### Given data:
──────

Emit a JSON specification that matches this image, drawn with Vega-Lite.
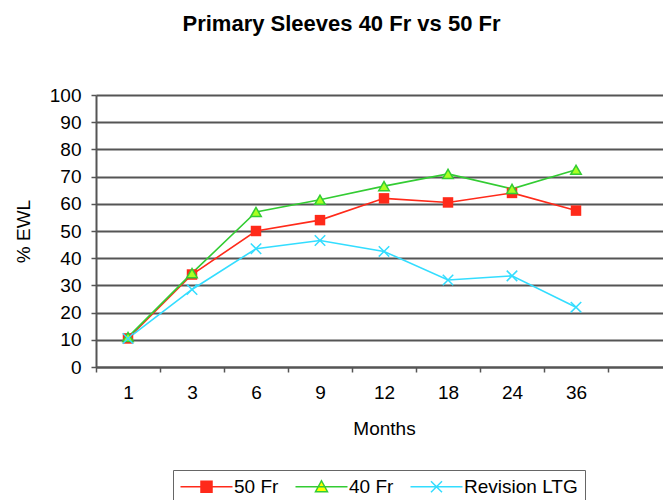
{
  "$schema": "https://vega.github.io/schema/vega-lite/v6.json",
  "width": 567,
  "height": 272,
  "autosize": {"type": "none"},
  "padding": {"left": 96, "top": 95, "right": 0, "bottom": 133},
  "background": "white",
  "title": {
    "text": "Primary Sleeves 40 Fr vs 50 Fr",
    "font": "Liberation Sans",
    "fontSize": 22,
    "fontWeight": "bold",
    "color": "#000000",
    "anchor": "middle",
    "dx": -38,
    "offset": 50
  },
  "data": {
    "values": [
      {"month": "1", "series": "50 Fr", "value": 10.5},
      {"month": "3", "series": "50 Fr", "value": 34},
      {"month": "6", "series": "50 Fr", "value": 50},
      {"month": "9", "series": "50 Fr", "value": 54},
      {"month": "12", "series": "50 Fr", "value": 62},
      {"month": "18", "series": "50 Fr", "value": 60.5},
      {"month": "24", "series": "50 Fr", "value": 64},
      {"month": "36", "series": "50 Fr", "value": 57.5},
      {"month": "1", "series": "40 Fr", "value": 11},
      {"month": "3", "series": "40 Fr", "value": 34.5},
      {"month": "6", "series": "40 Fr", "value": 57},
      {"month": "9", "series": "40 Fr", "value": 61.5},
      {"month": "12", "series": "40 Fr", "value": 66.5},
      {"month": "18", "series": "40 Fr", "value": 71},
      {"month": "24", "series": "40 Fr", "value": 65.5},
      {"month": "36", "series": "40 Fr", "value": 72.5},
      {"month": "1", "series": "Revision LTG", "value": 10.5},
      {"month": "3", "series": "Revision LTG", "value": 28.5},
      {"month": "6", "series": "Revision LTG", "value": 43.5},
      {"month": "9", "series": "Revision LTG", "value": 46.5},
      {"month": "12", "series": "Revision LTG", "value": 42.5},
      {"month": "18", "series": "Revision LTG", "value": 32},
      {"month": "24", "series": "Revision LTG", "value": 33.5},
      {"month": "36", "series": "Revision LTG", "value": 22}
    ]
  },
  "encoding": {
    "x": {
      "field": "month",
      "type": "ordinal",
      "title": "Months",
      "scale": {
        "domain": ["1", "3", "6", "9", "12", "18", "24", "36", ""],
        "range": [0, 576],
        "paddingInner": 0,
        "paddingOuter": 0
      },
      "axis": {
        "labelAngle": 0,
        "tickBand": "extent",
        "grid": false,
        "domainColor": "#555555",
        "domainWidth": 2,
        "tickColor": "#555555",
        "tickWidth": 1.5,
        "tickSize": 5,
        "labelPadding": 11,
        "titlePadding": 17
      }
    },
    "y": {
      "field": "value",
      "type": "quantitative",
      "title": "% EWL",
      "scale": {"domain": [0, 100], "nice": false},
      "axis": {
        "values": [0, 10, 20, 30, 40, 50, 60, 70, 80, 90, 100],
        "grid": true,
        "gridColor": "#555555",
        "gridWidth": 2,
        "domainColor": "#555555",
        "domainWidth": 2,
        "tickColor": "#555555",
        "tickWidth": 1.5,
        "tickSize": 5,
        "labelPadding": 10,
        "titlePadding": 16
      }
    }
  },
  "layer": [
    {
      "mark": {"type": "line", "strokeWidth": 1.6},
      "encoding": {
        "stroke": {
          "field": "series",
          "type": "nominal",
          "scale": {
            "domain": ["50 Fr", "40 Fr", "Revision LTG"],
            "range": ["#ff2a1a", "#33cc33", "#33ddff"]
          },
          "legend": {
            "orient": "none",
            "legendX": 77,
            "legendY": 375,
            "direction": "horizontal",
            "title": null,
            "padding": 7,
            "strokeColor": "#666666",
            "columnPadding": 13,
            "symbolSize": 100,
            "symbolStrokeWidth": 1.5,
            "symbolOffset": 17,
            "labelOffset": 18,
            "symbolType": {"expr": "datum.value === '50 Fr' ? 'M-5.2,0H5.2M-1.1,-1.1H1.1V1.1H-1.1Z' : datum.value === '40 Fr' ? 'M-5.2,0H5.2M0,-1.2L1.2,1H-1.2Z' : 'M-5.2,0H5.2M-1.1,-1.1L1.1,1.1M-1.1,1.1L1.1,-1.1'"},
            "symbolFillColor": {"expr": "datum.value === '50 Fr' ? '#ff2a1a' : datum.value === '40 Fr' ? '#ffff00' : 'transparent'"}
          }
        }
      }
    },
    {
      "transform": [{"filter": "datum.series === '50 Fr'"}],
      "mark": {"type": "point", "shape": "square", "size": 110, "filled": true, "color": "#ff2a1a", "opacity": 1}
    },
    {
      "transform": [{"filter": "datum.series === '40 Fr'"}],
      "mark": {"type": "point", "shape": "triangle-up", "size": 110, "fill": "#aaff22", "stroke": "#33cc33", "strokeWidth": 1.5, "opacity": 1}
    },
    {
      "transform": [{"filter": "datum.series === 'Revision LTG'"}],
      "mark": {"type": "point", "shape": "M-1,-1L1,1M-1,1L1,-1", "size": 110, "filled": false, "stroke": "#33ddff", "strokeWidth": 1.5, "opacity": 1}
    }
  ],
  "config": {
    "view": {"stroke": null},
    "font": "Liberation Sans",
    "axis": {
      "labelFont": "Liberation Sans",
      "labelFontSize": 19,
      "labelColor": "#000000",
      "titleFont": "Liberation Sans",
      "titleFontSize": 19,
      "titleFontWeight": "normal",
      "titleColor": "#000000"
    },
    "legend": {
      "labelFont": "Liberation Sans",
      "labelFontSize": 19,
      "labelColor": "#000000"
    }
  }
}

──────

### What is being asked:
Write the material out again exactly as it appears, dropping the pictures.

### Response below:
Emit a JSON specification that matches this image, drawn with Vega-Lite.
{
  "$schema": "https://vega.github.io/schema/vega-lite/v6.json",
  "width": 567,
  "height": 272,
  "autosize": {"type": "none"},
  "padding": {"left": 96, "top": 95, "right": 0, "bottom": 133},
  "background": "white",
  "title": {
    "text": "Primary Sleeves 40 Fr vs 50 Fr",
    "font": "Liberation Sans",
    "fontSize": 22,
    "fontWeight": "bold",
    "color": "#000000",
    "anchor": "middle",
    "dx": -38,
    "offset": 50
  },
  "data": {
    "values": [
      {"month": "1", "series": "50 Fr", "value": 10.5},
      {"month": "3", "series": "50 Fr", "value": 34},
      {"month": "6", "series": "50 Fr", "value": 50},
      {"month": "9", "series": "50 Fr", "value": 54},
      {"month": "12", "series": "50 Fr", "value": 62},
      {"month": "18", "series": "50 Fr", "value": 60.5},
      {"month": "24", "series": "50 Fr", "value": 64},
      {"month": "36", "series": "50 Fr", "value": 57.5},
      {"month": "1", "series": "40 Fr", "value": 11},
      {"month": "3", "series": "40 Fr", "value": 34.5},
      {"month": "6", "series": "40 Fr", "value": 57},
      {"month": "9", "series": "40 Fr", "value": 61.5},
      {"month": "12", "series": "40 Fr", "value": 66.5},
      {"month": "18", "series": "40 Fr", "value": 71},
      {"month": "24", "series": "40 Fr", "value": 65.5},
      {"month": "36", "series": "40 Fr", "value": 72.5},
      {"month": "1", "series": "Revision LTG", "value": 10.5},
      {"month": "3", "series": "Revision LTG", "value": 28.5},
      {"month": "6", "series": "Revision LTG", "value": 43.5},
      {"month": "9", "series": "Revision LTG", "value": 46.5},
      {"month": "12", "series": "Revision LTG", "value": 42.5},
      {"month": "18", "series": "Revision LTG", "value": 32},
      {"month": "24", "series": "Revision LTG", "value": 33.5},
      {"month": "36", "series": "Revision LTG", "value": 22}
    ]
  },
  "encoding": {
    "x": {
      "field": "month",
      "type": "ordinal",
      "title": "Months",
      "scale": {
        "domain": ["1", "3", "6", "9", "12", "18", "24", "36", ""],
        "range": [0, 576],
        "paddingInner": 0,
        "paddingOuter": 0
      },
      "axis": {
        "labelAngle": 0,
        "tickBand": "extent",
        "grid": false,
        "domainColor": "#555555",
        "domainWidth": 2,
        "tickColor": "#555555",
        "tickWidth": 1.5,
        "tickSize": 5,
        "labelPadding": 11,
        "titlePadding": 17
      }
    },
    "y": {
      "field": "value",
      "type": "quantitative",
      "title": "% EWL",
      "scale": {"domain": [0, 100], "nice": false},
      "axis": {
        "values": [0, 10, 20, 30, 40, 50, 60, 70, 80, 90, 100],
        "grid": true,
        "gridColor": "#555555",
        "gridWidth": 2,
        "domainColor": "#555555",
        "domainWidth": 2,
        "tickColor": "#555555",
        "tickWidth": 1.5,
        "tickSize": 5,
        "labelPadding": 10,
        "titlePadding": 16
      }
    }
  },
  "layer": [
    {
      "mark": {"type": "line", "strokeWidth": 1.6},
      "encoding": {
        "stroke": {
          "field": "series",
          "type": "nominal",
          "scale": {
            "domain": ["50 Fr", "40 Fr", "Revision LTG"],
            "range": ["#ff2a1a", "#33cc33", "#33ddff"]
          },
          "legend": {
            "orient": "none",
            "legendX": 77,
            "legendY": 375,
            "direction": "horizontal",
            "title": null,
            "padding": 7,
            "strokeColor": "#666666",
            "columnPadding": 13,
            "symbolSize": 100,
            "symbolStrokeWidth": 1.5,
            "symbolOffset": 17,
            "labelOffset": 18,
            "symbolType": {"expr": "datum.value === '50 Fr' ? 'M-5.2,0H5.2M-1.1,-1.1H1.1V1.1H-1.1Z' : datum.value === '40 Fr' ? 'M-5.2,0H5.2M0,-1.2L1.2,1H-1.2Z' : 'M-5.2,0H5.2M-1.1,-1.1L1.1,1.1M-1.1,1.1L1.1,-1.1'"},
            "symbolFillColor": {"expr": "datum.value === '50 Fr' ? '#ff2a1a' : datum.value === '40 Fr' ? '#ffff00' : 'transparent'"}
          }
        }
      }
    },
    {
      "transform": [{"filter": "datum.series === '50 Fr'"}],
      "mark": {"type": "point", "shape": "square", "size": 110, "filled": true, "color": "#ff2a1a", "opacity": 1}
    },
    {
      "transform": [{"filter": "datum.series === '40 Fr'"}],
      "mark": {"type": "point", "shape": "triangle-up", "size": 110, "fill": "#aaff22", "stroke": "#33cc33", "strokeWidth": 1.5, "opacity": 1}
    },
    {
      "transform": [{"filter": "datum.series === 'Revision LTG'"}],
      "mark": {"type": "point", "shape": "M-1,-1L1,1M-1,1L1,-1", "size": 110, "filled": false, "stroke": "#33ddff", "strokeWidth": 1.5, "opacity": 1}
    }
  ],
  "config": {
    "view": {"stroke": null},
    "font": "Liberation Sans",
    "axis": {
      "labelFont": "Liberation Sans",
      "labelFontSize": 19,
      "labelColor": "#000000",
      "titleFont": "Liberation Sans",
      "titleFontSize": 19,
      "titleFontWeight": "normal",
      "titleColor": "#000000"
    },
    "legend": {
      "labelFont": "Liberation Sans",
      "labelFontSize": 19,
      "labelColor": "#000000"
    }
  }
}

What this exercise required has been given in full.